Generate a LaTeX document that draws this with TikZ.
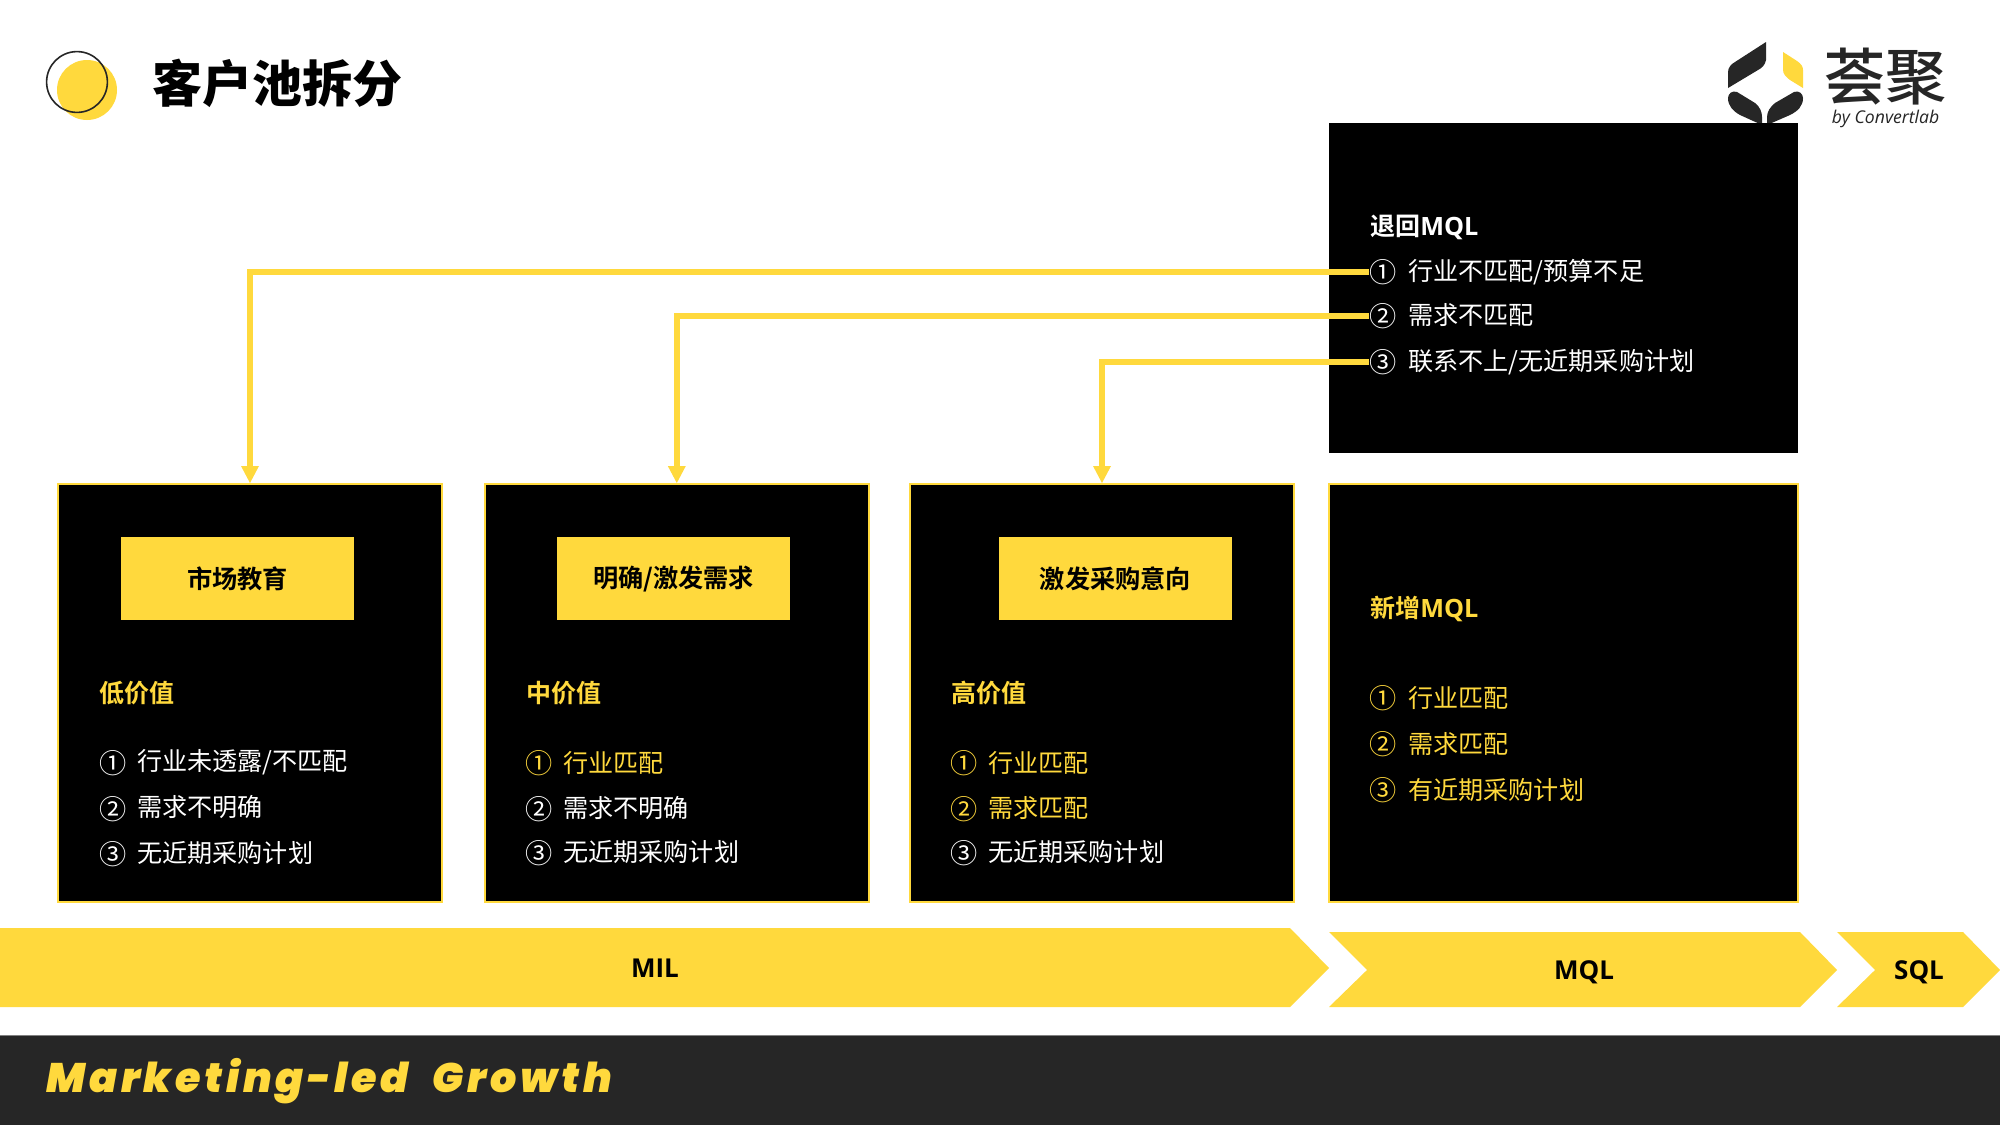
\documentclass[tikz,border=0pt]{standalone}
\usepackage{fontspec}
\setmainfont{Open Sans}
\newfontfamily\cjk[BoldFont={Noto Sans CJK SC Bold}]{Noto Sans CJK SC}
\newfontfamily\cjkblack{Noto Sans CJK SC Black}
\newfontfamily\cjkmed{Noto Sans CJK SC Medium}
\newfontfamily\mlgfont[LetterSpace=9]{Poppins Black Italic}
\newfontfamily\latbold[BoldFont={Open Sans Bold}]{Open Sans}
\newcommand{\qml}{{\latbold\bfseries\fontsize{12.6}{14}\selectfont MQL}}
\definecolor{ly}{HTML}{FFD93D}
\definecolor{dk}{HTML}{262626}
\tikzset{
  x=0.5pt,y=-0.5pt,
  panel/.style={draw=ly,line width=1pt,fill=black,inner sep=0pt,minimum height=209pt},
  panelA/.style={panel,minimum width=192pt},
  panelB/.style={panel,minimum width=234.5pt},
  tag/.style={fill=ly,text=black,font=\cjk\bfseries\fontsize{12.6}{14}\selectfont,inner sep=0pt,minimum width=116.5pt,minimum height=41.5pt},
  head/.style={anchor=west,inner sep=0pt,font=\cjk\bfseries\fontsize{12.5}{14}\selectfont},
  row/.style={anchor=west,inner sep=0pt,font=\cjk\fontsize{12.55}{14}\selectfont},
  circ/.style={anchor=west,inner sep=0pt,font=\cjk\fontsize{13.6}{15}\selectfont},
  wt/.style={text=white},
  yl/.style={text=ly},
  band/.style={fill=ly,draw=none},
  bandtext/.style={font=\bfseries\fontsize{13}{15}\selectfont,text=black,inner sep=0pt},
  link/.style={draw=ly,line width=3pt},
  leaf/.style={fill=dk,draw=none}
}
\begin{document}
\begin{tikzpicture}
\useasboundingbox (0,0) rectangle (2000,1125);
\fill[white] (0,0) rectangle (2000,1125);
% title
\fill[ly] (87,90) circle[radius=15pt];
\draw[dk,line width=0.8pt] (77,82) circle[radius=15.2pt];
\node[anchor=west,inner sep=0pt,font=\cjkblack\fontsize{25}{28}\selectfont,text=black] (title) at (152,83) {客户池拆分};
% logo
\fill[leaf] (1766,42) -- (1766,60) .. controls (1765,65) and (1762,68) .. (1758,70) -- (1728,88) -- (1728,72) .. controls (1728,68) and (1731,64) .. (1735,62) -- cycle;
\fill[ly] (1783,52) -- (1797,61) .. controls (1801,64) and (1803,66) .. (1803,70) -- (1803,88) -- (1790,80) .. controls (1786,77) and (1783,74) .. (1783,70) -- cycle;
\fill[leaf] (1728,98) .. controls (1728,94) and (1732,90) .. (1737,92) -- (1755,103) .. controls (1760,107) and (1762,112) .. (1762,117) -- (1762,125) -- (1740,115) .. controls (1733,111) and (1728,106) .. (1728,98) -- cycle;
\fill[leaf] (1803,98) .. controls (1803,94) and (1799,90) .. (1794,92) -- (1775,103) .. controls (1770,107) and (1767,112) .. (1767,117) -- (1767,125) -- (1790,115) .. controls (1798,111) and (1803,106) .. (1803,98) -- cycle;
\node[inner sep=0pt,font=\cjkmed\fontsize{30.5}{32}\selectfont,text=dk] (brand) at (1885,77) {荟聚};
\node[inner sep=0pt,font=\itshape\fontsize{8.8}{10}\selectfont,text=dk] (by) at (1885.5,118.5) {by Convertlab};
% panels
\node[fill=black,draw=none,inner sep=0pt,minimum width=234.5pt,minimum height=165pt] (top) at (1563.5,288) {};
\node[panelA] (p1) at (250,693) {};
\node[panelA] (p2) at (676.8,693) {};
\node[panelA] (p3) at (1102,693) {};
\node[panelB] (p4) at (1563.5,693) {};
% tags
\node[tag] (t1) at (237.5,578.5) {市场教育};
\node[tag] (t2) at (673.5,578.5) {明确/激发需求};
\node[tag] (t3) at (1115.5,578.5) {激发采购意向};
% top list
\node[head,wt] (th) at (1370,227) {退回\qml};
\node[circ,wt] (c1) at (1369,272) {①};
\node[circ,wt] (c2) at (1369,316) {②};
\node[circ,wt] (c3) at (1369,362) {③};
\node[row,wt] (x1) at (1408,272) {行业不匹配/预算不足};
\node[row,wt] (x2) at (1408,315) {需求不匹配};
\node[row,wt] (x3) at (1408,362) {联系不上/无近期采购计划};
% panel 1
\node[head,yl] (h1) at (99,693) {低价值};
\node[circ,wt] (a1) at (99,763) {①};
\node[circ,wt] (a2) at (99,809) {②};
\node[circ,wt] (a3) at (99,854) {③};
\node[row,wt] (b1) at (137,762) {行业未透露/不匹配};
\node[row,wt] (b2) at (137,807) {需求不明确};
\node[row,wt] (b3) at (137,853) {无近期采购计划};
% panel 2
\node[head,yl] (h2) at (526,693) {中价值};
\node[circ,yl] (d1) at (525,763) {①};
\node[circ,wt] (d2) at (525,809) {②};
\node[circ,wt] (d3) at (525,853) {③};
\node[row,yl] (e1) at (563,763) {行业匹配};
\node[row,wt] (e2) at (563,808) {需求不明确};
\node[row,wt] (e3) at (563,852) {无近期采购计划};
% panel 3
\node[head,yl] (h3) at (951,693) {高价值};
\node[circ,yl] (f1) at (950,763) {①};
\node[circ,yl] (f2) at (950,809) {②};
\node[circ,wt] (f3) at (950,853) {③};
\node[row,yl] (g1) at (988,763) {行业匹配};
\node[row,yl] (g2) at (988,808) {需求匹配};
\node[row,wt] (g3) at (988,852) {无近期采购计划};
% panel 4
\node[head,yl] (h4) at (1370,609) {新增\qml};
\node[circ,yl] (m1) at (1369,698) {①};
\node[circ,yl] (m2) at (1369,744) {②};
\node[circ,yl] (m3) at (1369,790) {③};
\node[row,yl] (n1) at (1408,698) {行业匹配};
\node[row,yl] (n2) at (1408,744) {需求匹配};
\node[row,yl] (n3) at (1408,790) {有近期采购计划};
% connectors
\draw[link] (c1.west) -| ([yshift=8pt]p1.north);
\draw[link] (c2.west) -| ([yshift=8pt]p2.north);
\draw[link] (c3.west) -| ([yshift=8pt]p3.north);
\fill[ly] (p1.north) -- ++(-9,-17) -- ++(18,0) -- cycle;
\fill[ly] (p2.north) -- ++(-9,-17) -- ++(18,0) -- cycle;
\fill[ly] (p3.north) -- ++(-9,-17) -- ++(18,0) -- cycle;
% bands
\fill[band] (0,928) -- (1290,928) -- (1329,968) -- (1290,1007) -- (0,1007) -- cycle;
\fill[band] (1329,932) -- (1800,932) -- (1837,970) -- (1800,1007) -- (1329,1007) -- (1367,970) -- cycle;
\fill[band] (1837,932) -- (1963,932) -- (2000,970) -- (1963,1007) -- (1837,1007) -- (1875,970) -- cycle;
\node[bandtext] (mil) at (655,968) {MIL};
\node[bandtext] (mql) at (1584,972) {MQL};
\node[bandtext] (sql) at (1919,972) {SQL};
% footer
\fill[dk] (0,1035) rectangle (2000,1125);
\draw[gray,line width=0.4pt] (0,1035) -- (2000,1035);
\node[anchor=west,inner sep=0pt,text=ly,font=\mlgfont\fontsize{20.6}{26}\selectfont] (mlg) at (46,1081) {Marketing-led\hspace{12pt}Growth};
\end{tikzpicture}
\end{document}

What to do
Leave out the pictures and output the rest of the material exactly as written.

The solution
Generate a LaTeX document that draws this with TikZ.
\documentclass[tikz,border=0pt]{standalone}
\usepackage{fontspec}
\setmainfont{Open Sans}
\newfontfamily\cjk[BoldFont={Noto Sans CJK SC Bold}]{Noto Sans CJK SC}
\newfontfamily\cjkblack{Noto Sans CJK SC Black}
\newfontfamily\cjkmed{Noto Sans CJK SC Medium}
\newfontfamily\mlgfont[LetterSpace=9]{Poppins Black Italic}
\newfontfamily\latbold[BoldFont={Open Sans Bold}]{Open Sans}
\newcommand{\qml}{{\latbold\bfseries\fontsize{12.6}{14}\selectfont MQL}}
\definecolor{ly}{HTML}{FFD93D}
\definecolor{dk}{HTML}{262626}
\tikzset{
  x=0.5pt,y=-0.5pt,
  panel/.style={draw=ly,line width=1pt,fill=black,inner sep=0pt,minimum height=209pt},
  panelA/.style={panel,minimum width=192pt},
  panelB/.style={panel,minimum width=234.5pt},
  tag/.style={fill=ly,text=black,font=\cjk\bfseries\fontsize{12.6}{14}\selectfont,inner sep=0pt,minimum width=116.5pt,minimum height=41.5pt},
  head/.style={anchor=west,inner sep=0pt,font=\cjk\bfseries\fontsize{12.5}{14}\selectfont},
  row/.style={anchor=west,inner sep=0pt,font=\cjk\fontsize{12.55}{14}\selectfont},
  circ/.style={anchor=west,inner sep=0pt,font=\cjk\fontsize{13.6}{15}\selectfont},
  wt/.style={text=white},
  yl/.style={text=ly},
  band/.style={fill=ly,draw=none},
  bandtext/.style={font=\bfseries\fontsize{13}{15}\selectfont,text=black,inner sep=0pt},
  link/.style={draw=ly,line width=3pt},
  leaf/.style={fill=dk,draw=none}
}
\begin{document}
\begin{tikzpicture}
\useasboundingbox (0,0) rectangle (2000,1125);
\fill[white] (0,0) rectangle (2000,1125);
% title
\fill[ly] (87,90) circle[radius=15pt];
\draw[dk,line width=0.8pt] (77,82) circle[radius=15.2pt];
\node[anchor=west,inner sep=0pt,font=\cjkblack\fontsize{25}{28}\selectfont,text=black] (title) at (152,83) {客户池拆分};
% logo
\fill[leaf] (1766,42) -- (1766,60) .. controls (1765,65) and (1762,68) .. (1758,70) -- (1728,88) -- (1728,72) .. controls (1728,68) and (1731,64) .. (1735,62) -- cycle;
\fill[ly] (1783,52) -- (1797,61) .. controls (1801,64) and (1803,66) .. (1803,70) -- (1803,88) -- (1790,80) .. controls (1786,77) and (1783,74) .. (1783,70) -- cycle;
\fill[leaf] (1728,98) .. controls (1728,94) and (1732,90) .. (1737,92) -- (1755,103) .. controls (1760,107) and (1762,112) .. (1762,117) -- (1762,125) -- (1740,115) .. controls (1733,111) and (1728,106) .. (1728,98) -- cycle;
\fill[leaf] (1803,98) .. controls (1803,94) and (1799,90) .. (1794,92) -- (1775,103) .. controls (1770,107) and (1767,112) .. (1767,117) -- (1767,125) -- (1790,115) .. controls (1798,111) and (1803,106) .. (1803,98) -- cycle;
\node[inner sep=0pt,font=\cjkmed\fontsize{30.5}{32}\selectfont,text=dk] (brand) at (1885,77) {荟聚};
\node[inner sep=0pt,font=\itshape\fontsize{8.8}{10}\selectfont,text=dk] (by) at (1885.5,118.5) {by Convertlab};
% panels
\node[fill=black,draw=none,inner sep=0pt,minimum width=234.5pt,minimum height=165pt] (top) at (1563.5,288) {};
\node[panelA] (p1) at (250,693) {};
\node[panelA] (p2) at (676.8,693) {};
\node[panelA] (p3) at (1102,693) {};
\node[panelB] (p4) at (1563.5,693) {};
% tags
\node[tag] (t1) at (237.5,578.5) {市场教育};
\node[tag] (t2) at (673.5,578.5) {明确/激发需求};
\node[tag] (t3) at (1115.5,578.5) {激发采购意向};
% top list
\node[head,wt] (th) at (1370,227) {退回\qml};
\node[circ,wt] (c1) at (1369,272) {①};
\node[circ,wt] (c2) at (1369,316) {②};
\node[circ,wt] (c3) at (1369,362) {③};
\node[row,wt] (x1) at (1408,272) {行业不匹配/预算不足};
\node[row,wt] (x2) at (1408,315) {需求不匹配};
\node[row,wt] (x3) at (1408,362) {联系不上/无近期采购计划};
% panel 1
\node[head,yl] (h1) at (99,693) {低价值};
\node[circ,wt] (a1) at (99,763) {①};
\node[circ,wt] (a2) at (99,809) {②};
\node[circ,wt] (a3) at (99,854) {③};
\node[row,wt] (b1) at (137,762) {行业未透露/不匹配};
\node[row,wt] (b2) at (137,807) {需求不明确};
\node[row,wt] (b3) at (137,853) {无近期采购计划};
% panel 2
\node[head,yl] (h2) at (526,693) {中价值};
\node[circ,yl] (d1) at (525,763) {①};
\node[circ,wt] (d2) at (525,809) {②};
\node[circ,wt] (d3) at (525,853) {③};
\node[row,yl] (e1) at (563,763) {行业匹配};
\node[row,wt] (e2) at (563,808) {需求不明确};
\node[row,wt] (e3) at (563,852) {无近期采购计划};
% panel 3
\node[head,yl] (h3) at (951,693) {高价值};
\node[circ,yl] (f1) at (950,763) {①};
\node[circ,yl] (f2) at (950,809) {②};
\node[circ,wt] (f3) at (950,853) {③};
\node[row,yl] (g1) at (988,763) {行业匹配};
\node[row,yl] (g2) at (988,808) {需求匹配};
\node[row,wt] (g3) at (988,852) {无近期采购计划};
% panel 4
\node[head,yl] (h4) at (1370,609) {新增\qml};
\node[circ,yl] (m1) at (1369,698) {①};
\node[circ,yl] (m2) at (1369,744) {②};
\node[circ,yl] (m3) at (1369,790) {③};
\node[row,yl] (n1) at (1408,698) {行业匹配};
\node[row,yl] (n2) at (1408,744) {需求匹配};
\node[row,yl] (n3) at (1408,790) {有近期采购计划};
% connectors
\draw[link] (c1.west) -| ([yshift=8pt]p1.north);
\draw[link] (c2.west) -| ([yshift=8pt]p2.north);
\draw[link] (c3.west) -| ([yshift=8pt]p3.north);
\fill[ly] (p1.north) -- ++(-9,-17) -- ++(18,0) -- cycle;
\fill[ly] (p2.north) -- ++(-9,-17) -- ++(18,0) -- cycle;
\fill[ly] (p3.north) -- ++(-9,-17) -- ++(18,0) -- cycle;
% bands
\fill[band] (0,928) -- (1290,928) -- (1329,968) -- (1290,1007) -- (0,1007) -- cycle;
\fill[band] (1329,932) -- (1800,932) -- (1837,970) -- (1800,1007) -- (1329,1007) -- (1367,970) -- cycle;
\fill[band] (1837,932) -- (1963,932) -- (2000,970) -- (1963,1007) -- (1837,1007) -- (1875,970) -- cycle;
\node[bandtext] (mil) at (655,968) {MIL};
\node[bandtext] (mql) at (1584,972) {MQL};
\node[bandtext] (sql) at (1919,972) {SQL};
% footer
\fill[dk] (0,1035) rectangle (2000,1125);
\draw[gray,line width=0.4pt] (0,1035) -- (2000,1035);
\node[anchor=west,inner sep=0pt,text=ly,font=\mlgfont\fontsize{20.6}{26}\selectfont] (mlg) at (46,1081) {Marketing-led\hspace{12pt}Growth};
\end{tikzpicture}
\end{document}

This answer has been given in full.